Task material »

++++++

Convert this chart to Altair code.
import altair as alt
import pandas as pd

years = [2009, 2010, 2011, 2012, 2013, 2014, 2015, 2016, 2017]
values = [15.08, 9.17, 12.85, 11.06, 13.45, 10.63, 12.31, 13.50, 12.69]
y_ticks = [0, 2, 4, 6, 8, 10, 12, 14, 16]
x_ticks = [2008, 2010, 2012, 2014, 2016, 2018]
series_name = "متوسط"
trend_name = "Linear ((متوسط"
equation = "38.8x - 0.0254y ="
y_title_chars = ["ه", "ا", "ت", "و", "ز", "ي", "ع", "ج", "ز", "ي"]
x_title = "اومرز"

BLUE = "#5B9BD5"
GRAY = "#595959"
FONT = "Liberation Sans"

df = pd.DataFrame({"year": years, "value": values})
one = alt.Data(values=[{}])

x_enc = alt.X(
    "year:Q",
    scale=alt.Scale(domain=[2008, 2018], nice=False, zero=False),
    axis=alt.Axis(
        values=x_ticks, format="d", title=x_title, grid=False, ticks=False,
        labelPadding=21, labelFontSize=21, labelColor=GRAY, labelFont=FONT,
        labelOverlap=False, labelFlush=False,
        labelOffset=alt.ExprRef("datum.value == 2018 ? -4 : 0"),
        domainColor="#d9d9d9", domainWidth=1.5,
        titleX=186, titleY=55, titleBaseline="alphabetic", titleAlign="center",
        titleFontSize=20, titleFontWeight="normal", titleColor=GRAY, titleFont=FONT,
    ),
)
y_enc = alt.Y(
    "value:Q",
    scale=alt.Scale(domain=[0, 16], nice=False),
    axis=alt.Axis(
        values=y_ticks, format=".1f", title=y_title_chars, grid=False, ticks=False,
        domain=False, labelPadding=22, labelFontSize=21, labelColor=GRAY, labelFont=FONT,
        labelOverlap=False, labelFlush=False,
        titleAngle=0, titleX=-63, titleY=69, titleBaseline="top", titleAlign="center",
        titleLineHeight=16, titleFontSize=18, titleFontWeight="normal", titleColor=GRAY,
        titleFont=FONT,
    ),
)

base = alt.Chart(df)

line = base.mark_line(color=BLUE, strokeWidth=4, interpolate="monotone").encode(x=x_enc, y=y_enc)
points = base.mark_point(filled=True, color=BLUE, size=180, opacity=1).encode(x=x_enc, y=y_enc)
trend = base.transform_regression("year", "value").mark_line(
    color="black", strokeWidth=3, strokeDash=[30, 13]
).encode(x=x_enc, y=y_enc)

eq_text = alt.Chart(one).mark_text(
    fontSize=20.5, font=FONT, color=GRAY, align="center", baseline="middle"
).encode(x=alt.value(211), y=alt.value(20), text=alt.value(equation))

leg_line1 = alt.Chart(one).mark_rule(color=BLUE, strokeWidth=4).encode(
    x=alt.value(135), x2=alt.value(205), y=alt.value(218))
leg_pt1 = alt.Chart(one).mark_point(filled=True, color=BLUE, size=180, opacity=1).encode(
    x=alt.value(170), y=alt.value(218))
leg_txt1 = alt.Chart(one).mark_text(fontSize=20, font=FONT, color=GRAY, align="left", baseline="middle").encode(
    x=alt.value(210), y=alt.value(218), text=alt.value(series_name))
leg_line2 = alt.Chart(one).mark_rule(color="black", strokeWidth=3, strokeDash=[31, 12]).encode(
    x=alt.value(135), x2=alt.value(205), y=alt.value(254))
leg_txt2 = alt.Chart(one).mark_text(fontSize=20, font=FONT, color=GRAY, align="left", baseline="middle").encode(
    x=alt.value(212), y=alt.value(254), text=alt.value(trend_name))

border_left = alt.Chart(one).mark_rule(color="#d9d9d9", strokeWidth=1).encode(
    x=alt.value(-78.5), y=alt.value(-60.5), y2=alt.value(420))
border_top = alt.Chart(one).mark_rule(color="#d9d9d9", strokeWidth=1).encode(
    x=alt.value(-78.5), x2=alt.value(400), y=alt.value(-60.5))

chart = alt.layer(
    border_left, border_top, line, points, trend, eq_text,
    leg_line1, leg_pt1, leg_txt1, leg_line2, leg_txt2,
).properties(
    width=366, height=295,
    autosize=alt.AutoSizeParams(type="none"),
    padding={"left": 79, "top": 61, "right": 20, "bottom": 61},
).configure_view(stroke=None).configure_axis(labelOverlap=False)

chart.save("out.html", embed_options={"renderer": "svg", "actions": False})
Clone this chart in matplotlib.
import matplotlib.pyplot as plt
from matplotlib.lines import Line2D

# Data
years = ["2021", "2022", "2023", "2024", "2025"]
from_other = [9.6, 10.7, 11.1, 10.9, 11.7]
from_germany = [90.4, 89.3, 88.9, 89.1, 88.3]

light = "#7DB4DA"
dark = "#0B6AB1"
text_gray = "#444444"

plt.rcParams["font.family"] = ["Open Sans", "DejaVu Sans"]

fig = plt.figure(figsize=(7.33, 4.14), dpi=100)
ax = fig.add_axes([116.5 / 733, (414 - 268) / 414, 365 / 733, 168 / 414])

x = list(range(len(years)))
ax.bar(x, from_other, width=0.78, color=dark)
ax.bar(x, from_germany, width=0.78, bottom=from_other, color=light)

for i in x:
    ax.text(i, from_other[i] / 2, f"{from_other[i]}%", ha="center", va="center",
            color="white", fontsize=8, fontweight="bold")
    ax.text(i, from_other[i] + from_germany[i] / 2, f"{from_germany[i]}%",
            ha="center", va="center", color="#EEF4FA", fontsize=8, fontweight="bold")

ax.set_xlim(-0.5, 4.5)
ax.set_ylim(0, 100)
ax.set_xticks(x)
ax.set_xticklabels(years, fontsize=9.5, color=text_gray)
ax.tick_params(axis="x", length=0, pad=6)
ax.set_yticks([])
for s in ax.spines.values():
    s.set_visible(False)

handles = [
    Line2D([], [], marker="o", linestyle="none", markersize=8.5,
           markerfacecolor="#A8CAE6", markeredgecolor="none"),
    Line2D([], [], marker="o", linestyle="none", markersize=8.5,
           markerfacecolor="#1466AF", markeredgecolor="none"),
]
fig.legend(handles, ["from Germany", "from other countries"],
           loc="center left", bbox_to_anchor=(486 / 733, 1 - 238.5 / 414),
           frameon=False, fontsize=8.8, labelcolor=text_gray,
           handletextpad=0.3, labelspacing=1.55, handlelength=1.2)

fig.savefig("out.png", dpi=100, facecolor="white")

++++++

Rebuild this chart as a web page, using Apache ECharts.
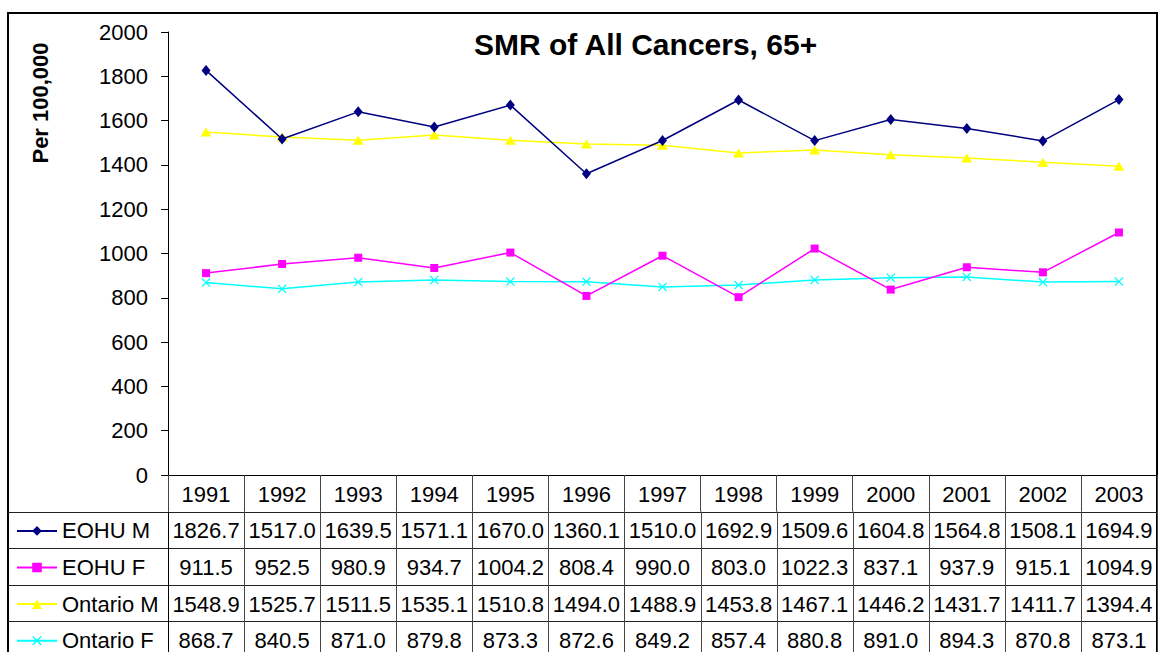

++++++

Set problem » Every line above that contains the word "this" should be reported.

Completed exercise »
Convert this chart to Altair code.
Clone this chart in matplotlib.
Rebuild this chart as a web page, using Apache ECharts.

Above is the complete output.